Anyway, this 20 cookie limit came to bite me in the behind.  The scenario: a website using forms-based authentication and a Web page using Telerik's r.a.d. spell control.  Each r.a.d. spell control on a site emits a session-based cookie for the purpose of 'securing the dialog.'  I'm not 100% clear what that means or what, exactly, is being secured.  Initially I assumed that it had something to do with the client-side spell checking dialog, ensuring that some cross-site script or some other attack couldn't be used to read or modify the contents while being spelled checked.  That was my guess, at least, until I found that there's a UseSession property that will store whatever is needed to ensure the 'security' in a session variable.  Hrm, so it's a server-side check... I'm confused, but I digress.

Anywho, the UseSession property is False by default, so by default each time a user visits a page that has a spell checker control, or visits a page with many spell checker controls, new cookies get added to the browser.  You can probably see where I'm heading with this - one particular page had over 40 spell checking control instances on it which proceeded to write 40+ cookies to the client.  Since IE can only remember 20, it conveniently decided to nix my forms-based authentication ticket cookie.  The end result?  Whenever I visited this page, after posting back I'd immediately be kicked back to the logon page because the authentication ticket was getting overwritten by the slew of r.a.d. spell cookies.  Meh.

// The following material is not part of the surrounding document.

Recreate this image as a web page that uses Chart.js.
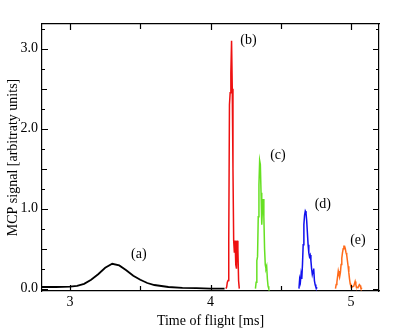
<!DOCTYPE html>
<html>
<head>
<meta charset="utf-8">
<script src="https://cdn.jsdelivr.net/npm/chart.js@4.4.1/dist/chart.umd.min.js"></script>
<style>
  html, body { margin: 0; padding: 0; background: #fff; }
</style>
</head>
<body>
<canvas id="myChart" width="415" height="330"></canvas>
<script>
// peak (a) - black
const xA = [2.80, 2.90, 3.00, 3.05, 3.10, 3.15, 3.20, 3.25, 3.30, 3.35, 3.40, 3.45, 3.50, 3.55, 3.60, 3.70, 3.80, 3.90, 4.00, 4.10];
const yA = [0.02, 0.02, 0.025, 0.035, 0.06, 0.11, 0.18, 0.26, 0.31, 0.29, 0.23, 0.16, 0.11, 0.07, 0.045, 0.02, 0.01, 0.005, 0.0, 0.0];

// peak (b) - red
const xB = [4.11, 4.115, 4.12, 4.125, 4.13, 4.135, 4.14, 4.145, 4.15, 4.155, 4.16, 4.165, 4.17, 4.175, 4.18, 4.185, 4.19, 4.195, 4.20, 4.205];
const yB = [0.0, 0.02, 0.08, 0.1, 0.6, 2.3, 2.45, 2.7, 3.1, 2.5, 1.5, 0.6, 0.45, 0.6, 0.3, 0.25, 0.6, 0.5, 0.1, 0.0];

// peak (c) - green
const xC = [4.32, 4.325, 4.33, 4.335, 4.34, 4.345, 4.35, 4.355, 4.36, 4.365, 4.37, 4.375, 4.38, 4.385, 4.39, 4.395, 4.40, 4.405, 4.41, 4.415];
const yC = [0.0, 0.08, 0.35, 0.4, 0.9, 1.3, 1.6, 1.55, 1.2, 0.8, 1.0, 1.12, 0.9, 0.5, 0.3, 0.25, 0.28, 0.12, 0.03, 0.0];

// peak (d) - blue
const xD = [4.63, 4.635, 4.64, 4.645, 4.65, 4.655, 4.66, 4.665, 4.67, 4.675, 4.68, 4.685, 4.69, 4.695, 4.70, 4.705, 4.71, 4.715, 4.72, 4.725, 4.73, 4.735, 4.74, 4.745, 4.75, 4.76];
const yD = [0.0, 0.12, 0.08, 0.18, 0.12, 0.3, 0.55, 0.8, 0.92, 0.97, 0.95, 0.85, 0.7, 0.55, 0.45, 0.4, 0.42, 0.35, 0.25, 0.18, 0.22, 0.25, 0.1, 0.05, 0.02, 0.0];

// peak (e) - orange
const xE = [4.89, 4.895, 4.90, 4.905, 4.91, 4.915, 4.92, 4.925, 4.93, 4.935, 4.94, 4.945, 4.95, 4.955, 4.96, 4.965, 4.97, 4.975, 4.98, 4.985, 4.99, 4.995, 5.00, 5.01, 5.02, 5.03, 5.035, 5.04, 5.05, 5.06, 5.065, 5.07, 5.08];
const yE = [0.0, 0.05, 0.08, 0.15, 0.22, 0.18, 0.15, 0.2, 0.3, 0.38, 0.45, 0.5, 0.53, 0.53, 0.5, 0.45, 0.42, 0.35, 0.28, 0.2, 0.12, 0.06, 0.03, 0.02, 0.03, 0.09, 0.05, 0.02, 0.01, 0.05, 0.04, 0.01, 0.0];

const peakLabels = ["(a)", "(b)", "(c)", "(d)", "(e)"];
const labelX = [3.49, 4.27, 4.48, 4.80, 5.05];
const labelY = [0.43, 3.10, 1.67, 1.05, 0.60];
const colors = ["#000000", "#ee1111", "#66e022", "#1111ee", "#ff6a1a"];

const xTicks = [3, 4, 5];
const xMinor = [3.5, 4.5];
const yTicks = [0, 1, 2, 3];
const yHalf = [0.5, 1.5, 2.5];
const yQuarter = [0.25, 0.75, 1.25, 1.75, 2.25, 2.75, 3.25];

const serif = "'Liberation Serif', 'Times New Roman', serif";

function toPoints(xs, ys) {
  return xs.map((x, i) => ({ x: x, y: ys[i] }));
}

const series = [
  toPoints(xA, yA),
  toPoints(xB, yB),
  toPoints(xC, yC),
  toPoints(xD, yD),
  toPoints(xE, yE),
];

// inward ticks on all four sides + peak labels
const framePlugin = {
  id: "frame",
  afterDraw(chart) {
    const ctx = chart.ctx;
    const area = chart.chartArea;
    const xs = chart.scales.x;
    const ys = chart.scales.y;
    ctx.save();
    ctx.strokeStyle = "#000";
    ctx.lineWidth = 1.2;

    const xMark = (v, len) => {
      const px = Math.round(xs.getPixelForValue(v)) + 0.5;
      ctx.beginPath();
      ctx.moveTo(px, area.bottom);
      ctx.lineTo(px, area.bottom - len);
      ctx.moveTo(px, area.top);
      ctx.lineTo(px, area.top + len);
      ctx.stroke();
    };
    const yMark = (v, len) => {
      const py = Math.round(ys.getPixelForValue(v)) + 0.5;
      ctx.beginPath();
      ctx.moveTo(area.left, py);
      ctx.lineTo(area.left + len, py);
      ctx.moveTo(area.right, py);
      ctx.lineTo(area.right - len, py);
      ctx.stroke();
    };
    xTicks.forEach((v) => xMark(v, 6));
    xMinor.forEach((v) => xMark(v, 5));
    yTicks.forEach((v) => yMark(v, 6));
    yHalf.forEach((v) => yMark(v, 5));
    yQuarter.forEach((v) => yMark(v, 3));

    ctx.fillStyle = "#000";
    ctx.font = "14px " + serif;
    ctx.textAlign = "center";
    ctx.textBaseline = "middle";
    peakLabels.forEach((t, i) => {
      ctx.fillText(t, xs.getPixelForValue(labelX[i]), ys.getPixelForValue(labelY[i]));
    });
    ctx.restore();
  },
};

const ctx = document.getElementById("myChart").getContext("2d");

new Chart(ctx, {
  type: "line",
  data: {
    datasets: series.map((pts, i) => ({
      data: pts,
      borderColor: colors[i],
      borderWidth: i === 0 ? 1.8 : 1.5,
      pointRadius: 0,
      tension: 0,
      fill: false,
    })),
  },
  options: {
    responsive: false,
    animation: false,
    layout: { padding: 0 },
    plugins: {
      legend: { display: false },
      tooltip: { enabled: false },
    },
    scales: {
      x: {
        type: "linear",
        position: "bottom",
        min: 2.8,
        max: 5.2,
        afterBuildTicks: (scale) => {
          scale.ticks = xTicks.map((v) => ({ value: v }));
        },
        afterFit: (scale) => {
          scale.height = 39;
        },
        ticks: {
          color: "#000",
          padding: 3,
          maxRotation: 0,
          font: { family: serif, size: 14 },
          callback: (v) => String(v),
        },
        grid: { display: false, drawTicks: false },
        border: { display: true, color: "#000", width: 1.2 },
        title: {
          display: true,
          text: "Time of flight [ms]",
          color: "#000",
          font: { family: serif, size: 14 },
          padding: { top: 0, bottom: 0 },
        },
      },
      x2: {
        type: "linear",
        position: "top",
        min: 2.8,
        max: 5.2,
        afterFit: (scale) => {
          scale.height = 24;
        },
        ticks: { display: false },
        grid: { display: false, drawTicks: false },
        border: { display: true, color: "#000", width: 1.2 },
      },
      y: {
        type: "linear",
        position: "left",
        min: -0.03,
        max: 3.31,
        afterBuildTicks: (scale) => {
          scale.ticks = yTicks.map((v) => ({ value: v }));
        },
        afterFit: (scale) => {
          scale.width = 42;
        },
        ticks: {
          color: "#000",
          padding: 4,
          font: { family: serif, size: 14 },
          callback: (v) => Number(v).toFixed(1),
        },
        grid: { display: false, drawTicks: false },
        border: { display: true, color: "#000", width: 1.2 },
        title: {
          display: true,
          text: "MCP signal [arbitraty units]",
          color: "#000",
          font: { family: serif, size: 14 },
          padding: { top: 5, bottom: 0 },
        },
      },
      y2: {
        type: "linear",
        position: "right",
        min: -0.03,
        max: 3.31,
        afterFit: (scale) => {
          scale.width = 36;
        },
        ticks: { display: false },
        grid: { display: false, drawTicks: false },
        border: { display: true, color: "#000", width: 1.2 },
      },
    },
  },
  plugins: [framePlugin],
});
</script>
</body>
</html>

The workaround, in my case, was to simply set the UseSession property to True, thereby avoiding the plethora of r.a.d. spell cookies and thereby preserving my forms-based authentication ticket.

It took a bit of researching to figure this particular one out, and it wouldn't have been possible without Fiddler, a great tool for inspecting the incoming & outgoing HTTP streams.  (I mentioned Fiddler a few weeks back in my Scott Hanselman's Recommended Tools blog entry.) Thanks to Fiddler I was able to see the mess of cookies being added by r.a.d. spell and the corresponding loss of my forms-based authentication ticket cookie.  In addition, I set a breakpoint on the Global.asax's AuthenticateRequest event handler and added to the Watch window Request.IsAuthenticated.  On postback, then, I would hit the breakpoint and see that I had 'lost' my authenticated status.

In any event, if you find yourself being 'automagically' logged out of your site, perhaps it may be due to using IE as your browser and having too many cookies from your domain.  Hope this helps someone save the time that I invested.

Happy Programming!

posted on Monday, July 18, 2005 5:14 PM

Feedback

# re: Watch Your Cookies! 7/18/2005 7:08 PM Keith J. Farmer

While they're at it, think they'll get proxies to stop truncating long form variables, such as viewstate?

# re: Watch Your Cookies! 7/19/2005 2:46 AM Morgan Roderick

Scott,

I've seen this happen to people a few times before. Having web controls emit their own cookies is, in my opinion, bad form. One cookie per page should be sufficient, since youre not supposed to store data in cookies anyway.

Keith,

Or perhaps you should ask yourself whether you really need the massive hack that the viewstate is, or if there is a simpler way of achieving the image of stateful controls.